Friday, November 11, 2005

acc-cent-u-ate the positive

There was an interesting story on NPR this morning: apparently, the Dalai Lama is going to speak at the annual meeting of the Society for Neuroscience this weekend, which is causing a bit of a stir among said neuroscientists.  I found this profoundly interesting, given that the Buddhist leader's talk will focus on actually training the mind to be happier. 


There are probably thousands of self-help books on the subject of positive thinking and its power to make us happier, healthier individuals; given that I've been engaging in negative self-talk for years (not just in relation to my losses), and have had difficulty focusing on possible positive outcomes in recent months, this idea really makes me think.  Could I really train myself to be happier?


My first problem with this is that I have had a difficult time training myself to do anything that requires a habitual focus.  I do not take to new habits well; I tend to forget to do even the simplest things such as using moisturizer daily, or copying the grocery list we keep on the counter into my PDA before I go to the store.


One of my past jobs was a clerical position in a psychology department at a university, and while I am no psychology major (I don't have the head for statistics that I'd need, as proven by my lackluster performance in my lone graduate-level course), brain function has always intrigued me.  During that job, I would often participate as a control subject in research studies for extra money. Several of these were studies that used imaging technology (such as MRI or PET scans) to observe the portions of the brain that are active during certain cognitive responses like simple word or picture recognition, or memory.  I often wondered whether my "normal" brain actually worked in the way that other control subjects' would, due to my frequent forgetfulness.

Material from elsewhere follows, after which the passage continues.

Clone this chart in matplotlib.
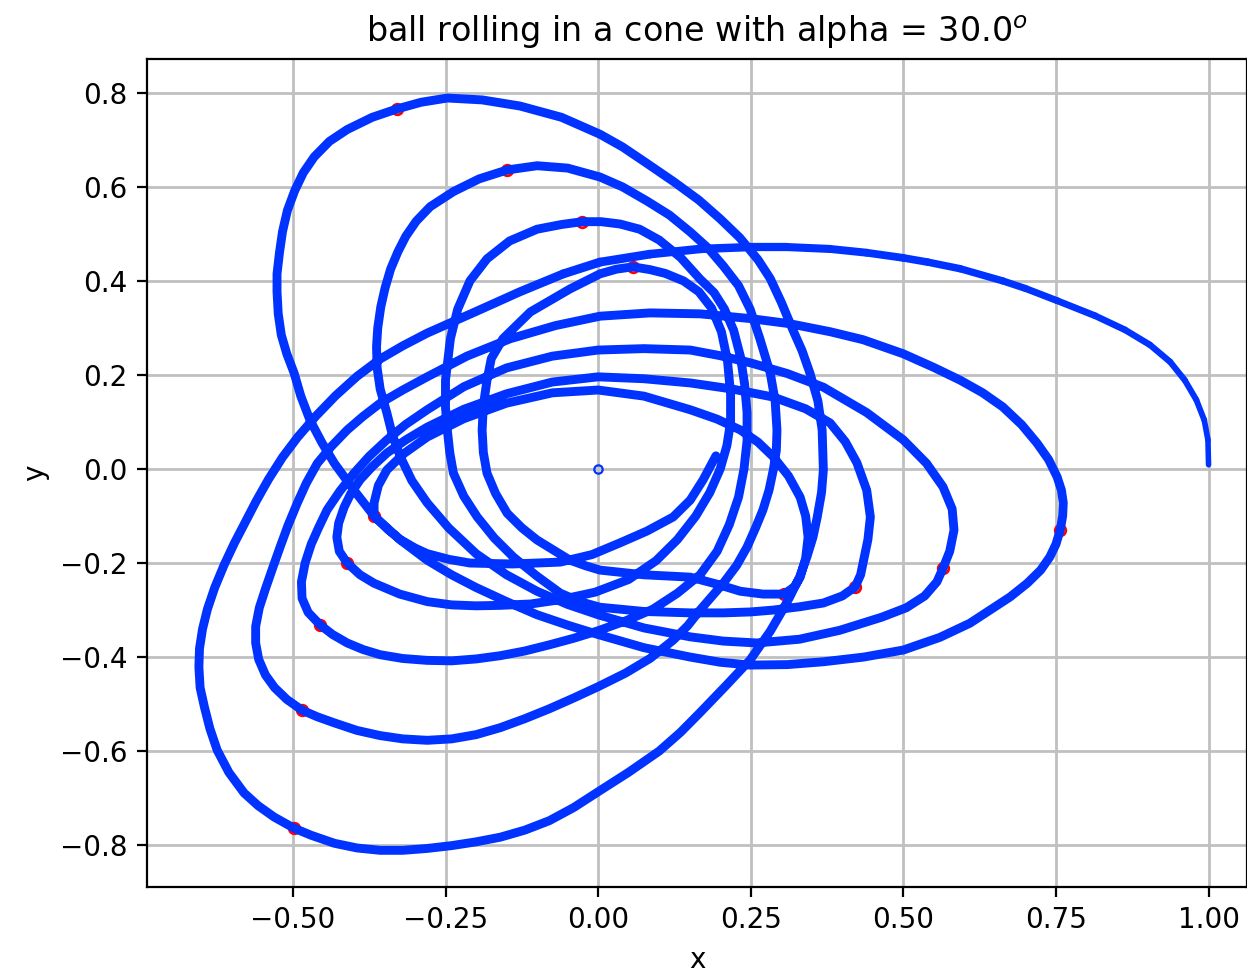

While I don't necessarily believe that I'm the type to run out and start practicing Buddhist meditation, this idea of trying to develop my positive side definitely deserves further focus.


Of course, let's see how long I remember this.  *smirk*


Blogger Lorem ipsum said...

A friend of mine recently was at a conference at a hotel where the Dalai Lama was staying. When he walked by, she told me, she could feel how peaceful he was.

I hope that his charisma and practicing what he preaches will help inspire the skeptics. There is so much of the brain we do not yet understand - perhaps he's managed to illuminate one of the dark corners in his own mind, and we might learn from it.

11/11/2005 1:52 PM  
Anonymous pixi said...

Could I really train myself to be happier?

I've thought about this myself. Of course, I feel it's perfectly normal and healthy to feel sadness during times of loss or hardship, but I wonder if there's a way to improve general happiness or maybe more specifically, happiness with one's self and one's place in life. I do, though, put the whole fertility thing outside of that. I think all of my sadness & frustration is justified in that arena. And most days (not all) I do a pretty good job of keeping my chin up. But I have a general angstiness that came far before all that. Back in high school, perhaps.

Anyway, I'd love to hear more about your efforts to develop your positive side. Let me know, if you find any good tips or resources.